───── MATERIAL PROVIDED ─────
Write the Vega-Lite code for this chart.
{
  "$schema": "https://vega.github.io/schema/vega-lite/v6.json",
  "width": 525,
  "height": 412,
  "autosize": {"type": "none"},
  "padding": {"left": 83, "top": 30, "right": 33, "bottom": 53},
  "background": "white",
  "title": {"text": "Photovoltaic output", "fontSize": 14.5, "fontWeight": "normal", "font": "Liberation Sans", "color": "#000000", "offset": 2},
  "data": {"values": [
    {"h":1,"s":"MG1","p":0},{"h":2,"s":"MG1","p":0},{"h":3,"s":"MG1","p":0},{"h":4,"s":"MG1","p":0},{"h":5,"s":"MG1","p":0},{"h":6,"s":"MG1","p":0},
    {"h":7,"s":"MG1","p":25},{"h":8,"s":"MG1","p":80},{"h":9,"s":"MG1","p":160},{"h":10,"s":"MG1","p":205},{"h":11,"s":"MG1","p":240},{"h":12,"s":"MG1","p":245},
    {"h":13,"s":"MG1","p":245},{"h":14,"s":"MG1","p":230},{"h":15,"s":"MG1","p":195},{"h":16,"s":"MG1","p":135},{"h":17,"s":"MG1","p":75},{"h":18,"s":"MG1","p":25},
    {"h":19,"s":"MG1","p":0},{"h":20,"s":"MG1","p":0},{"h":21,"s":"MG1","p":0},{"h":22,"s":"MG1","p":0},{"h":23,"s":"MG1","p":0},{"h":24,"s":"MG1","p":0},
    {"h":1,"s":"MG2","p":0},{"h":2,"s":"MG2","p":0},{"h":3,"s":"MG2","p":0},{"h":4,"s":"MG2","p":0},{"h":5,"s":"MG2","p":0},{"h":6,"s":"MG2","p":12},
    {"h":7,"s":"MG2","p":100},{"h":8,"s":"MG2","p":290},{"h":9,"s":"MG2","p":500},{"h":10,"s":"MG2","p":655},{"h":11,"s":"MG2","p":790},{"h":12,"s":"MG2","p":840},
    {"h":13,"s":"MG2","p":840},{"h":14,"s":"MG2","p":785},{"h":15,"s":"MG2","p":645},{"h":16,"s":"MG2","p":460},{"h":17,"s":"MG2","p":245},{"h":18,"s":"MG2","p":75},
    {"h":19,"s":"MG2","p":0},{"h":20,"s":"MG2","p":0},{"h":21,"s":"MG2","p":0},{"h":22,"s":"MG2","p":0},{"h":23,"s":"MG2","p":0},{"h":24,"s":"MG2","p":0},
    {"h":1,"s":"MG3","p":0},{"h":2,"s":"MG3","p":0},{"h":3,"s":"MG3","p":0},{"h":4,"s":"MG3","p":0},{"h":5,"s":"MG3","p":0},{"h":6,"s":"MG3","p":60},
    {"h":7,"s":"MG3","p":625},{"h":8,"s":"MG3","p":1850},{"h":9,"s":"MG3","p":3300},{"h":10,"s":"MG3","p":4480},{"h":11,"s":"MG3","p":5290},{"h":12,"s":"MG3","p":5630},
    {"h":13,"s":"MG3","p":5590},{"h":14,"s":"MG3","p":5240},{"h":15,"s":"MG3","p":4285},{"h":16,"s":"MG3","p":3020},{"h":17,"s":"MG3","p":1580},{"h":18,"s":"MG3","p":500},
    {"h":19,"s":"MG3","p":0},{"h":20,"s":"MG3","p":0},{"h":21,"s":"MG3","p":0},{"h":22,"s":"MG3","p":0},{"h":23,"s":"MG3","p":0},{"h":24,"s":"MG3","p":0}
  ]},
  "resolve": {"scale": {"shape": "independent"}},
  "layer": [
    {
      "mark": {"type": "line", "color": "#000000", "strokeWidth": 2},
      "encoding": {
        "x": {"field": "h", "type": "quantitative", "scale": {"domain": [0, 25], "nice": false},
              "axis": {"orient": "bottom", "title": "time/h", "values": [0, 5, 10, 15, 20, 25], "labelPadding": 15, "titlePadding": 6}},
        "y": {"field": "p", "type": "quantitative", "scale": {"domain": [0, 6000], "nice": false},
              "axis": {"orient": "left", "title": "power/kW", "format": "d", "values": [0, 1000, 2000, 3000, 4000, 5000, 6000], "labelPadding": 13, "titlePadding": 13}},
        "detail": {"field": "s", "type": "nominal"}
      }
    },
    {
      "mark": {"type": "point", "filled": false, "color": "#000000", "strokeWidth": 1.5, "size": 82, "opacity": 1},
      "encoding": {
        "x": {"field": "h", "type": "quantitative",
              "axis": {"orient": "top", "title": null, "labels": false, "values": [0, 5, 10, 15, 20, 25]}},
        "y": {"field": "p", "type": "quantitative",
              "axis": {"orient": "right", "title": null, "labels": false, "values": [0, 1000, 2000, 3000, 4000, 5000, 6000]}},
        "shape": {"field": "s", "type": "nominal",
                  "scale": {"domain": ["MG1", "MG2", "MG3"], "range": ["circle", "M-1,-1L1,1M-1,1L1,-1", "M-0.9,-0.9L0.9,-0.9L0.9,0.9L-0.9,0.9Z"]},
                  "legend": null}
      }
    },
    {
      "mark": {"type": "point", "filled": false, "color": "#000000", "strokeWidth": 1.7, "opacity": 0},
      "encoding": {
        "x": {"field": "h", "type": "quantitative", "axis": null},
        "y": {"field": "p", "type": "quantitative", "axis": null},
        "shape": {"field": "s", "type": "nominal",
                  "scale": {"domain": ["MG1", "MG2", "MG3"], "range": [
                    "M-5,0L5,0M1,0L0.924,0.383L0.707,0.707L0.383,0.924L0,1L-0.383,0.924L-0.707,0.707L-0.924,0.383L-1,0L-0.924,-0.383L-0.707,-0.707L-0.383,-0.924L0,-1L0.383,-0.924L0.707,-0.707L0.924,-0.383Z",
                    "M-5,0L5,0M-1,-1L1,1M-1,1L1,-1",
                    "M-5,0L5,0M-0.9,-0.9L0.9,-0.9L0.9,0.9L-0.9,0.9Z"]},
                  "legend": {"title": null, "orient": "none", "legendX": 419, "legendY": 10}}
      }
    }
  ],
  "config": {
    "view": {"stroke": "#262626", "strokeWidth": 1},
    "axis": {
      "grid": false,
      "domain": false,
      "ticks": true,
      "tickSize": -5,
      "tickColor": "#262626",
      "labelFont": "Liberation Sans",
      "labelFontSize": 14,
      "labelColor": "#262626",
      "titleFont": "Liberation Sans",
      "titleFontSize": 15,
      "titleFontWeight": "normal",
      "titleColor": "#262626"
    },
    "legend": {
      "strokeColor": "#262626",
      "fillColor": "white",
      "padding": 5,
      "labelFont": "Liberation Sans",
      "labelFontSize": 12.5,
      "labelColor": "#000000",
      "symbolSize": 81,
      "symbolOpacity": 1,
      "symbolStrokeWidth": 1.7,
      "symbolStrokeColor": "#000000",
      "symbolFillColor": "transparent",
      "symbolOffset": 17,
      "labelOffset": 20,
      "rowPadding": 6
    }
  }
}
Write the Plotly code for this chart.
─────
■ YOUR INSTRUCTIONS ■
Check every line in the material above for the string "this", then give only the number of lines that have it.

■ TASK SOLUTION ■
2